Cancelled elective operations were at their highest for a decade in the first three months of this year.

The latest NHS figures show that in the quarter ending 31 March, 23,180 operations were cancelled at the last minute for non-clinical reasons, compared to 20,464 in the same period in 2014-15.

Of these cancellations, 1849 (8%) were not treated within 28 days of the cancelled operation, although this represents a proportionate decrease from the same period last year, when 1787 (8.7%) were not treated within 28 days.

Katherine Murphy, chief executive of the Patients Association, said: “For many patients the wait to receive surgery can be both frustrating and daunting. In addition, many patients will have made arrangements, such as child-care, which have to be changed. It is crucial that the waiting time and operation reschedule standards are adhered to. Furthermore, patients must be made aware of their right to these limits under the NHS Constitution.

“The fact that the number of cancelled operations has hit a 10-year high is alarming. For years we have seen patients bearing the brunt of the NHS cuts and we are now seeing the true devastation of the NHS reforms. Waiting times for treatment, test results, access to treatments and medicines have all been affected. The evidence now suggests that patients who need operations are also suffering too because of cuts.

“These are not just statistics, these are people’s lives and delayed operations can impede a patient’s quality of life. We urge the Department of Health to ensure that services are properly resourced and managed so they can provide the care that patients need.”

But an NHS England spokesperson blamed the figures on the effects of the junior doctors’ strikes, saying: "Hospitals should continue to ensure that every effort is made to reschedule cancelled operations as soon as possible, but we can clearly see the effects of delayed care and industrial action hampering their ability to do so towards the end of the year.”

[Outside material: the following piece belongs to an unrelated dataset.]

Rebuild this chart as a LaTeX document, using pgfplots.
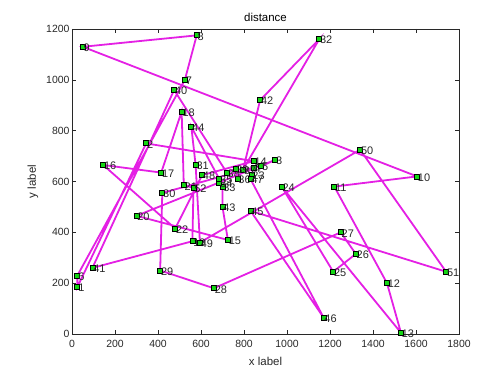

However, Clare Marx, president of the Royal College of Surgeons, said: "There are likely to be a number of factors behind this rise that government and the NHS need to continue to tackle including pressures in emergency departments, staffing shortages, and lack of bed availability due to rising delayed transfers of care. Industrial action may not have helped but the underlying causes are likely to be more strongly related to the broader pressures the NHS faces."

Junior doctors are currently in talks with the government in a bid to resolve the contract dispute that led to the strikes.

More NHS performance figures, released last week, show that the number of patients not being seen within four hours of admission to A&E is also at an all-time high for the third month in a row.